Co-working operator Spaces expands into Melbourne Quarter

Co-working operator Spaces expands into Melbourne Quarter

1 February 2019

Property giant Lendlease has secured co-working hub operator Spaces in two of the office towers at its $2.5 billion Melbourne Quarter development in Docklands, says the AFR.

The hub operator, part of International Workplace Group, which was previously known as Regus, will take 7,000 square metres in total, in one of the largest single deals in the rapidly growing co-working sector.

Spaces will occupy one floor at One Melbourne Quarter and more than 4,000 square metres over two floors at Two Melbourne Quarter with more than 700 flexible workstations available when completed in mid-2020.
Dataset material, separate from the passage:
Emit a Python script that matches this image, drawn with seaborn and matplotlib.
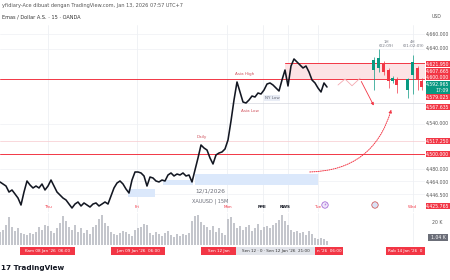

Commercial office space in the Melbourne Quarter towers is being leased at around $560 on a net face basis, according to industry sources.

One Melbourne Quarter and Two Melbourne Quarter are located within the Batmans Hill precinct of Docklands.

Spaces will also run the business lounge facilities in each building’s lobby as extensions of their workplace.

The move marks the fourth Spaces co-working centre in Victoria, with other hubs being located in Richmond as well as the Rialto Towers and the refurbished T&G Building at 161 Collins Street.

A recent report by parent company Regus forecast about 12 per cent of all commercial office stock in Australia will be used for flexible workspaces by 2030.

The projected boom of the flexible workspace industry over that period is forecast to increase Australia’s economic output by $122 billion.

Citing the CBRE Pacific Corporate Co-Working Survey 2018, the AFR recently reported up to three-quarters of all tenants occupying 30,000 square metres or more across their portfolio said they intended to cut their traditional leased office footprint, and all planned to increase their use of co-working space.

In line with the figures reported by rival agency Knight Frank last year, CBRE says the flexible workspace industry occupies about 193,200 square metres of space across the six major capital cities in Australia, with 40 per cent of occupiers utilising some form of flexible workspace solution.

“This year, the growth of flexible working is predicted to rise across Australia, as more office-based activity is demanding greater choice and flexibility in the workplace, for businesses, organisations and their employees,” said Damien Sheehan, IWG’s head in Australia.